El aspecto de las calles en el corazón de Washington recuerda al de algunas ciudades del llamado Tercer Mundo en épocas de dictadura o de democracia montada en los fusiles. Los carros de policía son elemento dominante del panorama urbano, seguidos por policías sin coches pero con armas, perros de distintas dimensiones, experiencia y destreza y esos embudos anaranjados puestos boca abajo que cortan la vía y se resguardan en muros feos de cemento construidos para evitar que los carros-bomba hagan estallar los edificios donde se esconden los funcionarios de la más insolente burocracia y los expertos de las instituciones financieras más arrogantes. Las calles no son para transitar, sino para atajar a los terroristas.
El deterioro material no es lo peor. El fiscal general John Ashcroft cumple con creces su papel de inquisidor. Detenciones arbitrarias, retención en prisiones sin cargos concretos y sin acceso a abogados o jueces, rumores sobre sistemas cambiantes de espionaje a los ciudadanos de Estados Unidos, utilización de estatutos de inmigración para lanzar redadas innecesarias, atrevimiento de funcionarios gubernamentales para invocar doctrinas absurdas que justifiquen las arbitrariedades presidenciales, sin contar los abusos y torturas en prisiones en Guantánamo, Afganistán e Irak, configuran un escalofriante paisaje de olvido de la ley y ultraje al derecho, ajenos a la tradición estadounidense.
Los juegos olímpicos de Atenas, símbolo de igualdad y fraternidad vieron amenazada su libertad. Las olimpiadas incluyeron un nuevo deporte, la seguridad acuartelada en un Centro de Comando y Control construido por una empresa estadounidense a costo de millones de dólares. Desde allí se extendió una vasta red de espionaje ciudadano que incluyó llamadas telefónicas interferidas y seguimiento clandestino de conversaciones callejeras.

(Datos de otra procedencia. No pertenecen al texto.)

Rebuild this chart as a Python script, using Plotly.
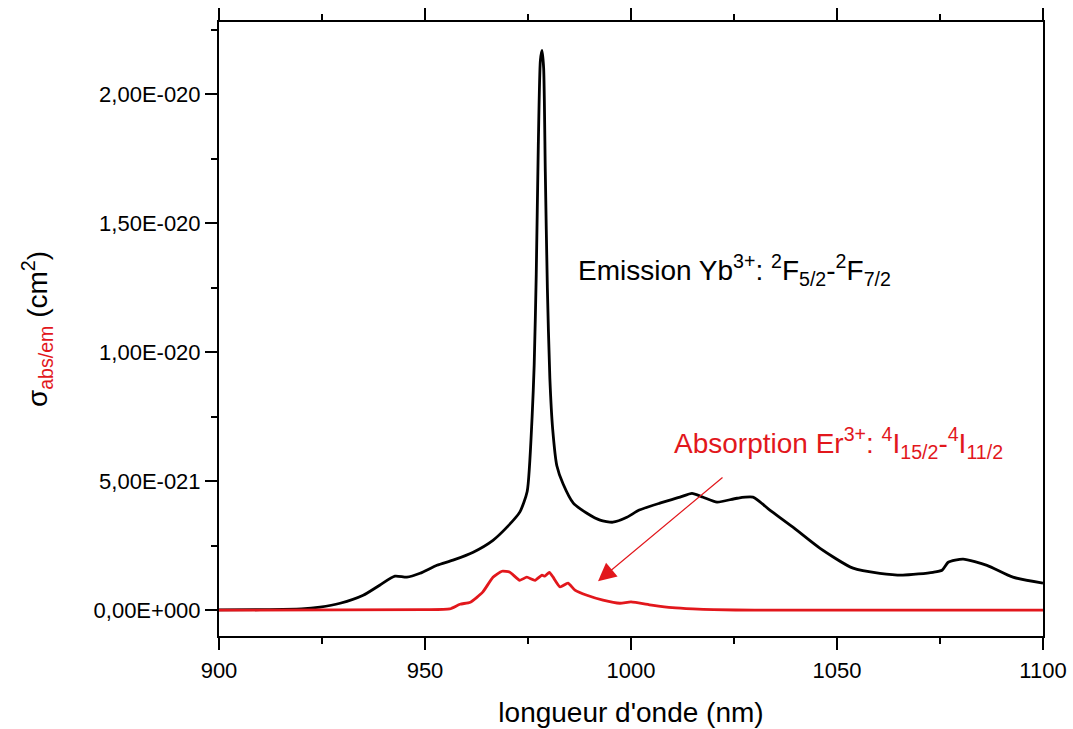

Es evidente que el terrorismo ha logrado lo que el comunismo nunca pudo conseguir, infiltrar la médula de la sociedad e inducir el pánico global.
Es el precio de la desconfianza. Desconfiamos de todo: de los “árabes” porque los ejecutores del atentado bestial del 11 de septiembre de 2001 y de la masacre de Madrid el 11 de marzo de 2004 fueron casi todos “árabes”. Se podría también desconfiar del presidente Bush porque su padre es amigo íntimo de los “árabes”. Los “árabes”, desde luego, desconfían de todos aquellos que no confían en ellos. Con menor entidad que ese rechazo global, se desconfía de los inmigrantes, legales o ilegales, por ser inmigrantes y entre ellos algunos grupos gozan especial desconfianza, como las gitanas rumanas en la Puerta del Sol en Madrid. Diferencias en el tono de la piel, en el acento al hablar, en el modo de rezar, en las distintas querencias, son motivo de desconfianza.
La necesidad de prevenir el terrorismo es evidente pero es dudoso que el despliegue de retórica y de armamento antiterrorista sea la forma adecuada de hacerlo. Quizás se debería dirigir mayor atención, sacrificando parte del esfuerzo guerrero contra un enemigo invisible, a promover programas de recuperación de la confianza porque tal vez algún día todos podamos otra vez convivir en paz.
Un ejemplo muy pequeño de impulso a la confianza en la sociedad fue el perdón concedido por el senado de Chile, a instancias del presidente Ricardo Lagos, a 32 chilenos encarcelados por haber efectuado operaciones armadas contra la dictadura de Pinochet y haberlas continuado al principio de la democracia. Fueron los últimos prisioneros políticos en ese país.